### EXERCISE GOAL
From the entries below, print exactly the span beginning with the line holding "Generate a web" and ending with the line holding "50, 50.5, 51];", endpoints included, and skip any pictures.

### DATASET ENTRIES
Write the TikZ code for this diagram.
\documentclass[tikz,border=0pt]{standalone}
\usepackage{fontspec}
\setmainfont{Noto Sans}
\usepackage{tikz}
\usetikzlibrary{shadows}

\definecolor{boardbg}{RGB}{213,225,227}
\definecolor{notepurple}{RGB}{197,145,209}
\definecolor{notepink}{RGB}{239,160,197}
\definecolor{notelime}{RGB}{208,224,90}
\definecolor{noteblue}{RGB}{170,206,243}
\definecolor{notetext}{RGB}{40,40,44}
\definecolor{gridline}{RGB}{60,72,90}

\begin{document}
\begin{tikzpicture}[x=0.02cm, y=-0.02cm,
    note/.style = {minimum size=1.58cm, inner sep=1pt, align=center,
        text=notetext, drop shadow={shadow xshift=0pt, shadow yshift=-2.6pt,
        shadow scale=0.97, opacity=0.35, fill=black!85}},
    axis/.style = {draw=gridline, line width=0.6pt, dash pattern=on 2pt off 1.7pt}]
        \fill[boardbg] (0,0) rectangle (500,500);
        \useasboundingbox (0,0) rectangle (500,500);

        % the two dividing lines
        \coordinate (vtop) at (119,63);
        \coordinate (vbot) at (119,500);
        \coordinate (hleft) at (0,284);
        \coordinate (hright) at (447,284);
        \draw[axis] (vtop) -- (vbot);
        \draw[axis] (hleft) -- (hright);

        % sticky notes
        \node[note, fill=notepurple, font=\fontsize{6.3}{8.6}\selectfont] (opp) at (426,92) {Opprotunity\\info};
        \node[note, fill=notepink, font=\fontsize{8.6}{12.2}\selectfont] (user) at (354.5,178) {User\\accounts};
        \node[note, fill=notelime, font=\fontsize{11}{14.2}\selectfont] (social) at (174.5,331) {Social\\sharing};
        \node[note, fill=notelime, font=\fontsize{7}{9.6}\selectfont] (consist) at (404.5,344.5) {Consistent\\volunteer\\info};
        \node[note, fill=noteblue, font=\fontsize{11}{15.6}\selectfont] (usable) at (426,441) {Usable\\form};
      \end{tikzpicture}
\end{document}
---
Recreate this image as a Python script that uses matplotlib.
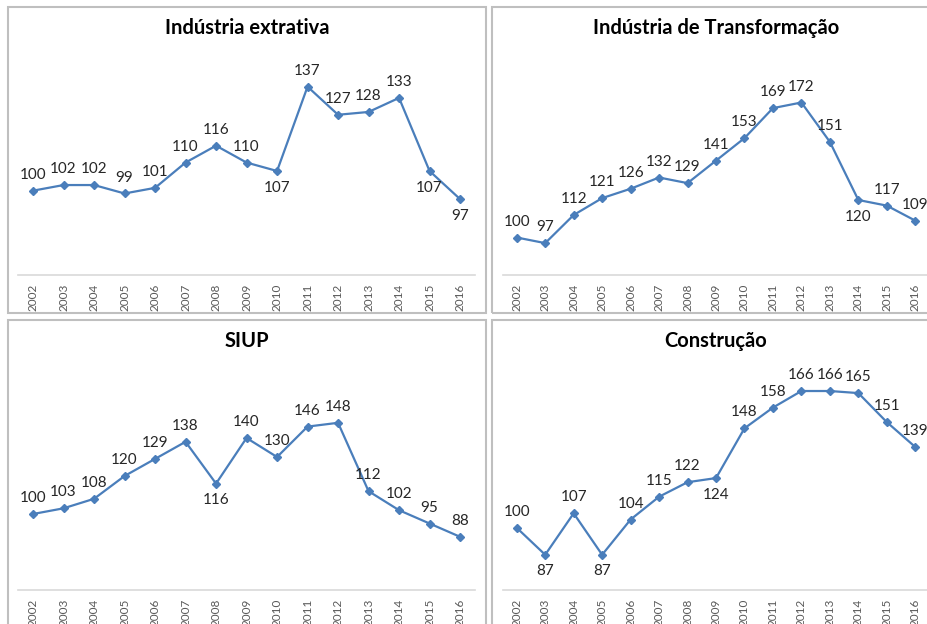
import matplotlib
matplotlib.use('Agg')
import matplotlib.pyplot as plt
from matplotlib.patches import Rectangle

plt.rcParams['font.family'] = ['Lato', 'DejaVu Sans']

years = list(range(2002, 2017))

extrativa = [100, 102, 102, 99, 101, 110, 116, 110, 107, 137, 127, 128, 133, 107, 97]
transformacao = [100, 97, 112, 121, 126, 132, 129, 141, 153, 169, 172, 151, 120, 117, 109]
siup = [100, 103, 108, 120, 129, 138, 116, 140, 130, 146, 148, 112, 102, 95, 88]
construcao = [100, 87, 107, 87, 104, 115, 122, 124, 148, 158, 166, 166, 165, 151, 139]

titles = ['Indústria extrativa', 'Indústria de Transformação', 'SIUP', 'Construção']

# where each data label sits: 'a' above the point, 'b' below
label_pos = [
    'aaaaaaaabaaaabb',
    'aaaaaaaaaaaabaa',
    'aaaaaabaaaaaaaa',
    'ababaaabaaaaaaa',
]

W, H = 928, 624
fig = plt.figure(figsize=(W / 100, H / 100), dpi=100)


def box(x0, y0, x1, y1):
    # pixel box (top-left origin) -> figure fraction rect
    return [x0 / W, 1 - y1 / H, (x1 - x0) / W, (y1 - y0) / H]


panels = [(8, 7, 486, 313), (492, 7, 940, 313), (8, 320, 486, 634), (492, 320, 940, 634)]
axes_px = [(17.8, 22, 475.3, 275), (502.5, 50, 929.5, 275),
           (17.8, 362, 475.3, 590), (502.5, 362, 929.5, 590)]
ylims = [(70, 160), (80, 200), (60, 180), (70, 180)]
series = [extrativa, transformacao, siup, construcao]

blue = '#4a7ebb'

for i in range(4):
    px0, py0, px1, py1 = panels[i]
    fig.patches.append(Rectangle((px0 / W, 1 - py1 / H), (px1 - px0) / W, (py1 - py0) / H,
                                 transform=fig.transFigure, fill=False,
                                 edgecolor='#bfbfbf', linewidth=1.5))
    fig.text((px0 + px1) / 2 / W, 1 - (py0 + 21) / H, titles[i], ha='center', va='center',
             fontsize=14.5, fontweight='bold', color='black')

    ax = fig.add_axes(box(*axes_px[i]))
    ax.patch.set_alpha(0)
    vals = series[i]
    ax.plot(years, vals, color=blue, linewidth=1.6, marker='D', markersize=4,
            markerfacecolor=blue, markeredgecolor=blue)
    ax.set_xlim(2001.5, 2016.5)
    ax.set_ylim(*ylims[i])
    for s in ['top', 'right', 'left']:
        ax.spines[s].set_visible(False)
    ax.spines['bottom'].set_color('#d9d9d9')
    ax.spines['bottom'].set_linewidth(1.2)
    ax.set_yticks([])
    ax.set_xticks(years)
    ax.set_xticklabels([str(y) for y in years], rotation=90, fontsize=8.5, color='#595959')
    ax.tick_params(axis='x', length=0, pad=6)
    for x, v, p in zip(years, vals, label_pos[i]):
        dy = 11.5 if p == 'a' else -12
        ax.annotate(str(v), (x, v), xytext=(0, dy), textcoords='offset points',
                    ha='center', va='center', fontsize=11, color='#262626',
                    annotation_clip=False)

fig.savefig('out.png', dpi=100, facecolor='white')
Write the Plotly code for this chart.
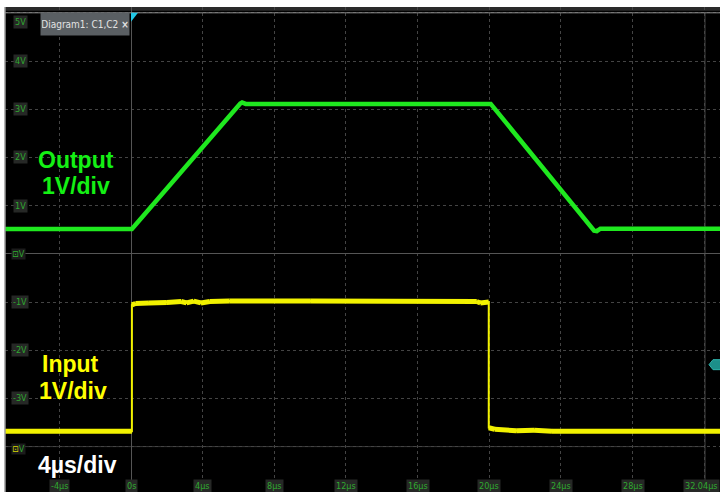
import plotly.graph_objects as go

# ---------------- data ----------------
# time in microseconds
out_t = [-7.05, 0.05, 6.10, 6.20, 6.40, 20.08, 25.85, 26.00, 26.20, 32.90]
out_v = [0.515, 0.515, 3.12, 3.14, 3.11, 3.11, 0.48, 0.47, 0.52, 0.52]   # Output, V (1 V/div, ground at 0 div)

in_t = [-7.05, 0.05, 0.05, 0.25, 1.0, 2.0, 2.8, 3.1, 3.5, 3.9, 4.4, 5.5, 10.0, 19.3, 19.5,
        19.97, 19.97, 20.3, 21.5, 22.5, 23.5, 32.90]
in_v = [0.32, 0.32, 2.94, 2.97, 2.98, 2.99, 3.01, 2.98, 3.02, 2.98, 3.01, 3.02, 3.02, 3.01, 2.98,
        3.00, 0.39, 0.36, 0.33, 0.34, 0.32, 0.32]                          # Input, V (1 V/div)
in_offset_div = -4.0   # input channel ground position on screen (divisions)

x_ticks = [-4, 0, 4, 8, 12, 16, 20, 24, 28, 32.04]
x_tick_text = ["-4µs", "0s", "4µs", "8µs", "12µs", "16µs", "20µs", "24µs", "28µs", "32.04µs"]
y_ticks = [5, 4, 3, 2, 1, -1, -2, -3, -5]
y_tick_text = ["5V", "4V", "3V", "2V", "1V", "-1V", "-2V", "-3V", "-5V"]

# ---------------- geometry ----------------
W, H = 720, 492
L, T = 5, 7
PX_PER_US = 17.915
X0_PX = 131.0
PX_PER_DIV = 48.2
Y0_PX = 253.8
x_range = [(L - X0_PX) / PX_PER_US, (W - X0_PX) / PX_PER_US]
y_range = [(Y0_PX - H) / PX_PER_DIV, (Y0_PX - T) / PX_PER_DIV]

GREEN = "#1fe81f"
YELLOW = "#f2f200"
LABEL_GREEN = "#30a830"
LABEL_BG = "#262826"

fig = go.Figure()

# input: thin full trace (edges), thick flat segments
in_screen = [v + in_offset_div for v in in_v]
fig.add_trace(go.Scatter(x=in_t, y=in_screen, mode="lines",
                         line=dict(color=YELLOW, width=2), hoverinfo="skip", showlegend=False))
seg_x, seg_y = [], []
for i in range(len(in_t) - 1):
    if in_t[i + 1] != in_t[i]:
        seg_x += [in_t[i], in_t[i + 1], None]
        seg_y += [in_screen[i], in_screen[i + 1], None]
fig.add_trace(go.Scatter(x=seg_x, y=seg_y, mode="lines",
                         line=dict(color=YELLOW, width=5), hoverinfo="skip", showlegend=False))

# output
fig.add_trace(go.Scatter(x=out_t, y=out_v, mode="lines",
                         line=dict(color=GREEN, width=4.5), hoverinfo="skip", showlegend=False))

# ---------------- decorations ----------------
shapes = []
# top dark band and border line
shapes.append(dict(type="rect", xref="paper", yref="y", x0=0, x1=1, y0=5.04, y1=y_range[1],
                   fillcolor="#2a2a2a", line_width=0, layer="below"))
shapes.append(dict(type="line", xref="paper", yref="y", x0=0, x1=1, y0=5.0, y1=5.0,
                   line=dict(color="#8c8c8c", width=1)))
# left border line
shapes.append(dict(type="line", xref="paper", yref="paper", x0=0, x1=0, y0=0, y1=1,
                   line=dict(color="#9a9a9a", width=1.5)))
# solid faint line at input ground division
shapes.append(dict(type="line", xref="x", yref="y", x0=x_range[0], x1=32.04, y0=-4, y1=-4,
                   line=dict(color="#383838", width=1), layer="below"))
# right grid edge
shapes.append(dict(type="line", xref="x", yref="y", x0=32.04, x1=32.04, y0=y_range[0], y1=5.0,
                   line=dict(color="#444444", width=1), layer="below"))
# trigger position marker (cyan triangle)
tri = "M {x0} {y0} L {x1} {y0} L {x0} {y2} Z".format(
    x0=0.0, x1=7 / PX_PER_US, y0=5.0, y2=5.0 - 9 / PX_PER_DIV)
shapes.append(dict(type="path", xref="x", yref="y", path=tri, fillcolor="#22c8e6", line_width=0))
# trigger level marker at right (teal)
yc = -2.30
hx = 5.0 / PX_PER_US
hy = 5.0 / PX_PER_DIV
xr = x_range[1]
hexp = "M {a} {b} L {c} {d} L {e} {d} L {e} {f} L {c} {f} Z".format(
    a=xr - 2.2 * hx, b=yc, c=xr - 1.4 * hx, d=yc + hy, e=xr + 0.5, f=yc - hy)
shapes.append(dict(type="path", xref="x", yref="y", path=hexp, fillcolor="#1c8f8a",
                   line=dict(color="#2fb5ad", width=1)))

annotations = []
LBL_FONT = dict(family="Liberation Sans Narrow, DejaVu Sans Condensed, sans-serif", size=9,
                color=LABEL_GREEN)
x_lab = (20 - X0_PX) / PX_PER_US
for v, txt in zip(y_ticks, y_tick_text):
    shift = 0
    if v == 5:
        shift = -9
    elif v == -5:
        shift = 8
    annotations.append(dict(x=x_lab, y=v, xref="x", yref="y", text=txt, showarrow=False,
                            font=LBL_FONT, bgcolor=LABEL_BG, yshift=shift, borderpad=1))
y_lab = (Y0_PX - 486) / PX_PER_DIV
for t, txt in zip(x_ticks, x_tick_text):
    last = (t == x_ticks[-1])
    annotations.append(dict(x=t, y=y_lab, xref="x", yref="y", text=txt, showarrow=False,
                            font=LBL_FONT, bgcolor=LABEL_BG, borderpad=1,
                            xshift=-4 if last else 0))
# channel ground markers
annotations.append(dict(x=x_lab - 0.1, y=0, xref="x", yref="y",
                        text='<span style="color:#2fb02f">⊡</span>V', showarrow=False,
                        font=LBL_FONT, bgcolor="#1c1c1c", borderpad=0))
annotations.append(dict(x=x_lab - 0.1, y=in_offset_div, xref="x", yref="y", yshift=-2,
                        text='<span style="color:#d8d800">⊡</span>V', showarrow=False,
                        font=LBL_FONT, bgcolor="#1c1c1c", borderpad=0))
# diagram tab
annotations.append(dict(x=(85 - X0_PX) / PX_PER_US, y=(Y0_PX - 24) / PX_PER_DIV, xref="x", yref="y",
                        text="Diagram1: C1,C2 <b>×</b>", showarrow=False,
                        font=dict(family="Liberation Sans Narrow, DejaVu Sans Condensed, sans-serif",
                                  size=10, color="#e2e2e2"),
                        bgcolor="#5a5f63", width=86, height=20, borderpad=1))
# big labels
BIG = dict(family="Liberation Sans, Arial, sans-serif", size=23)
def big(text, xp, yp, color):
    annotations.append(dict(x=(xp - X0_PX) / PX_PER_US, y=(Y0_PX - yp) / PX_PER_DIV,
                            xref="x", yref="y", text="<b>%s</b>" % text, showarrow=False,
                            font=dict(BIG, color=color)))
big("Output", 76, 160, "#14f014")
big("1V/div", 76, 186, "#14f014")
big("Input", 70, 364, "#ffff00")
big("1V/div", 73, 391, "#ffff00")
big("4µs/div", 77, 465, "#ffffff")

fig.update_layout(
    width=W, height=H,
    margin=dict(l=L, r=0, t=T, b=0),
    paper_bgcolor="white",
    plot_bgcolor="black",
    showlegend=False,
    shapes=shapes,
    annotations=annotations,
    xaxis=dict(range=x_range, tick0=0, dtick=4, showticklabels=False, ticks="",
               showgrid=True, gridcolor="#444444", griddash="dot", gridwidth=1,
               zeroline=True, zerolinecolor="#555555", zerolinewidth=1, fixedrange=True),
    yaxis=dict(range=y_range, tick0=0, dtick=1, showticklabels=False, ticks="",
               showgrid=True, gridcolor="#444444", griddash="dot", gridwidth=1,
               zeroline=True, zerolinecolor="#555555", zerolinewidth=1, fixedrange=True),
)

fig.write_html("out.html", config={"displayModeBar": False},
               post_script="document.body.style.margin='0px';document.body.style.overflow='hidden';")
--
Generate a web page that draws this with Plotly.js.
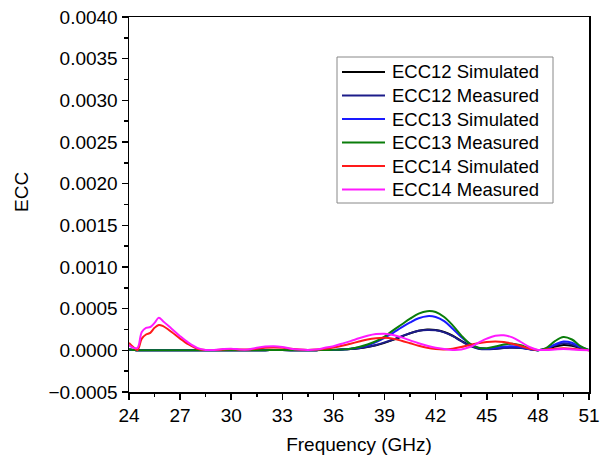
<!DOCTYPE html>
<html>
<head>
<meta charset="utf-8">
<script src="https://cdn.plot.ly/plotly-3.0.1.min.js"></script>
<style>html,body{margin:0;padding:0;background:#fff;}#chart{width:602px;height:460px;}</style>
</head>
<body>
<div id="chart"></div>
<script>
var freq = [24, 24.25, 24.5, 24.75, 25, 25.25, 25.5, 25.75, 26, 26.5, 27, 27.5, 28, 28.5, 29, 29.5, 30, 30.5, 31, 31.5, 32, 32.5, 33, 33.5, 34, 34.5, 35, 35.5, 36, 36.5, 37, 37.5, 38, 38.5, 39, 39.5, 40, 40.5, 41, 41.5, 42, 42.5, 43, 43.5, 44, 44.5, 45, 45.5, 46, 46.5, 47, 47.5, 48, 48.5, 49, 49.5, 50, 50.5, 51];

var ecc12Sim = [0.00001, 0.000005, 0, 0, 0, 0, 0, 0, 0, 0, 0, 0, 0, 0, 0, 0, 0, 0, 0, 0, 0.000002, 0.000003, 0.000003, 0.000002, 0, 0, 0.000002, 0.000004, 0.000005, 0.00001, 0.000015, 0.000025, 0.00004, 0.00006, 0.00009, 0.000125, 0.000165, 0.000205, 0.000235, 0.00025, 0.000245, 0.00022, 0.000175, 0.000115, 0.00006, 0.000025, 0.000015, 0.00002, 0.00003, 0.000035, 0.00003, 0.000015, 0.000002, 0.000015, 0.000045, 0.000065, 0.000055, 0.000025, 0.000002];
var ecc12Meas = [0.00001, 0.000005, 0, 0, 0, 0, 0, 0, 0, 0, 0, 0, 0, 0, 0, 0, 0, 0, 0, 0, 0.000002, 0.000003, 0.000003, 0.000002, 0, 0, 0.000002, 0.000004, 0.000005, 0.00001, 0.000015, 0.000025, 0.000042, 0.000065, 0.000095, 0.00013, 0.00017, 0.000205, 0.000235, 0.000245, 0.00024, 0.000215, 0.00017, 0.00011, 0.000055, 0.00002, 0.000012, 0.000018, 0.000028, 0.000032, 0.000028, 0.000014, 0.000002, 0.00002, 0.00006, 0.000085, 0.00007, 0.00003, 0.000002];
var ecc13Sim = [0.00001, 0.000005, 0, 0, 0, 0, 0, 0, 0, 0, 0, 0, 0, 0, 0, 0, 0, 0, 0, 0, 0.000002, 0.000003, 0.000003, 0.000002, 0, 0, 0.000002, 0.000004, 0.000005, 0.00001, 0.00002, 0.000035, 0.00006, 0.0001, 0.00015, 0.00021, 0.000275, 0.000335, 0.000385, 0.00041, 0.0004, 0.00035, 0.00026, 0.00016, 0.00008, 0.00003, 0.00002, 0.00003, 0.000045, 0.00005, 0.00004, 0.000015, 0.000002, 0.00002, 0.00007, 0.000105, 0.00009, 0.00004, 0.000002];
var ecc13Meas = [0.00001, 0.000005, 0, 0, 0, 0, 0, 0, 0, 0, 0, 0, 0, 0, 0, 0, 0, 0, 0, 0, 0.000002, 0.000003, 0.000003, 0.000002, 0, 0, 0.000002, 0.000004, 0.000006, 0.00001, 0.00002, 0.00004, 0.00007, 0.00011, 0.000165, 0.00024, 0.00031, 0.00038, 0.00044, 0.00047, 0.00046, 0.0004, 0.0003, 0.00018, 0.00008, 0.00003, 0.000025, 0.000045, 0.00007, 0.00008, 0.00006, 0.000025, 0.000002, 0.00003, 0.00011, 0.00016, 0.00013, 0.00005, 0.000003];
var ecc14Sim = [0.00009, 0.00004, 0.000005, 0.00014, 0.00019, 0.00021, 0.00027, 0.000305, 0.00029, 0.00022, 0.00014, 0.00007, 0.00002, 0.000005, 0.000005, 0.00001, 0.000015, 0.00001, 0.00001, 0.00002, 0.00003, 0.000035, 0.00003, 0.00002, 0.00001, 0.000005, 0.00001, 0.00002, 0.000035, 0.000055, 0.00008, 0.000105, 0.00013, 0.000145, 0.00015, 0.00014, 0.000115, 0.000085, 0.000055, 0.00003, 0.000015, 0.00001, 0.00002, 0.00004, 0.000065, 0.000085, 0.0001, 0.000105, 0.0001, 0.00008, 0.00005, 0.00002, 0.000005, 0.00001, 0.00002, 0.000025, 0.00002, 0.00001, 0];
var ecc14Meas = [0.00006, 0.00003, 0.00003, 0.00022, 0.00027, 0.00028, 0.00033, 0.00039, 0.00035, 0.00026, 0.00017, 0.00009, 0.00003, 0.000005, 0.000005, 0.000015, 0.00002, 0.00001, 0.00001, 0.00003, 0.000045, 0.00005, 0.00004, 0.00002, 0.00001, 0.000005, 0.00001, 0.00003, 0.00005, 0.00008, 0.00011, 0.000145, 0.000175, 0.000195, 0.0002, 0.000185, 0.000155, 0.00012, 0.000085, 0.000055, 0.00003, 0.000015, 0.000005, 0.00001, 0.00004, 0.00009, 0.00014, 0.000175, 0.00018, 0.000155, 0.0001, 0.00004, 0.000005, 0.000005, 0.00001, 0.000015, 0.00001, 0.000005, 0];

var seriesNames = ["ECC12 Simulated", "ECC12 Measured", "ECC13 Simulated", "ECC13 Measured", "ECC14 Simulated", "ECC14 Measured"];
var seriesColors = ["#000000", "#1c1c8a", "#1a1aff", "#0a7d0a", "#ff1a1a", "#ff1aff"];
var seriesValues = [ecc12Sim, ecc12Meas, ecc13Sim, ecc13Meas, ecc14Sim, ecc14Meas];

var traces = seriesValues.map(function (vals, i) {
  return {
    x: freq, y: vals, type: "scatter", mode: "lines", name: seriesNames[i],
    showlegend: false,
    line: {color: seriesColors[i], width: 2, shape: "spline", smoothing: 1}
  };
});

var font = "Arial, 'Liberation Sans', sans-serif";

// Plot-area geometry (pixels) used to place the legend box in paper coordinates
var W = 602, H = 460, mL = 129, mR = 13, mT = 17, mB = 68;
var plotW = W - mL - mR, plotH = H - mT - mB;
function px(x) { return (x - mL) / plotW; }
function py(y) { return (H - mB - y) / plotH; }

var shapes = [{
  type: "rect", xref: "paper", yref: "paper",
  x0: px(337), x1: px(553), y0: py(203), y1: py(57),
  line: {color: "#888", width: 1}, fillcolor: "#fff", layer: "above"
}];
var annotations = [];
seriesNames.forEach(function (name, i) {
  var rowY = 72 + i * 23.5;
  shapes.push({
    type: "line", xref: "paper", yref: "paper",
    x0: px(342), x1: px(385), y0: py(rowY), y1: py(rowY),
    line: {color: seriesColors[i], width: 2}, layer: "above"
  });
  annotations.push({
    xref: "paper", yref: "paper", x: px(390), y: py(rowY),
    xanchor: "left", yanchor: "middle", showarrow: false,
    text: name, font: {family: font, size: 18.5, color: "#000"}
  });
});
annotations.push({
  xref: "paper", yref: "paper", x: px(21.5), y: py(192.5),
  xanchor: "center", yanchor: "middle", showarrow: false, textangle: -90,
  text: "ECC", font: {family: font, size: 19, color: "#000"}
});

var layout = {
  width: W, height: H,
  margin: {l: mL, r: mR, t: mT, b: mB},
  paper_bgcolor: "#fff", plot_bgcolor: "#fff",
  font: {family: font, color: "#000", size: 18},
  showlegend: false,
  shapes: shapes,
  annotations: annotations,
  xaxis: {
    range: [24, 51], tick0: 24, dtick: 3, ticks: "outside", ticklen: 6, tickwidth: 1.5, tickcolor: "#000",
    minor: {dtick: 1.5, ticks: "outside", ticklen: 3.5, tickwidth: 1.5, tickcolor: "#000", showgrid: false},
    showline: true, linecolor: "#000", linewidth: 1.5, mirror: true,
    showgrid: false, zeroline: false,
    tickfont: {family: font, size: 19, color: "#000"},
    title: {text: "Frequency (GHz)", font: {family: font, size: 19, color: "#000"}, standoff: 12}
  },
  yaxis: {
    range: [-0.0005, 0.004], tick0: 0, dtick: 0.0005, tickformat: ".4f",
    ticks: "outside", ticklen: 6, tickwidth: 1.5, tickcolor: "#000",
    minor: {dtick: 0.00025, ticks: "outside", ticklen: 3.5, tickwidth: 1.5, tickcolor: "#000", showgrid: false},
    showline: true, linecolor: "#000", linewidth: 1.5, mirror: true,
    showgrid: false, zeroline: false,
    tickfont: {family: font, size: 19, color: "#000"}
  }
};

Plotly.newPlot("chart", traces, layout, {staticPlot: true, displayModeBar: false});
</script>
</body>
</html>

### WRITTEN SOLUTION
Generate a web page that draws this with Plotly.js.
<!DOCTYPE html>
<html>
<head>
<meta charset="utf-8">
<script src="https://cdn.plot.ly/plotly-3.0.1.min.js"></script>
<style>html,body{margin:0;padding:0;background:#fff;}#chart{width:602px;height:460px;}</style>
</head>
<body>
<div id="chart"></div>
<script>
var freq = [24, 24.25, 24.5, 24.75, 25, 25.25, 25.5, 25.75, 26, 26.5, 27, 27.5, 28, 28.5, 29, 29.5, 30, 30.5, 31, 31.5, 32, 32.5, 33, 33.5, 34, 34.5, 35, 35.5, 36, 36.5, 37, 37.5, 38, 38.5, 39, 39.5, 40, 40.5, 41, 41.5, 42, 42.5, 43, 43.5, 44, 44.5, 45, 45.5, 46, 46.5, 47, 47.5, 48, 48.5, 49, 49.5, 50, 50.5, 51];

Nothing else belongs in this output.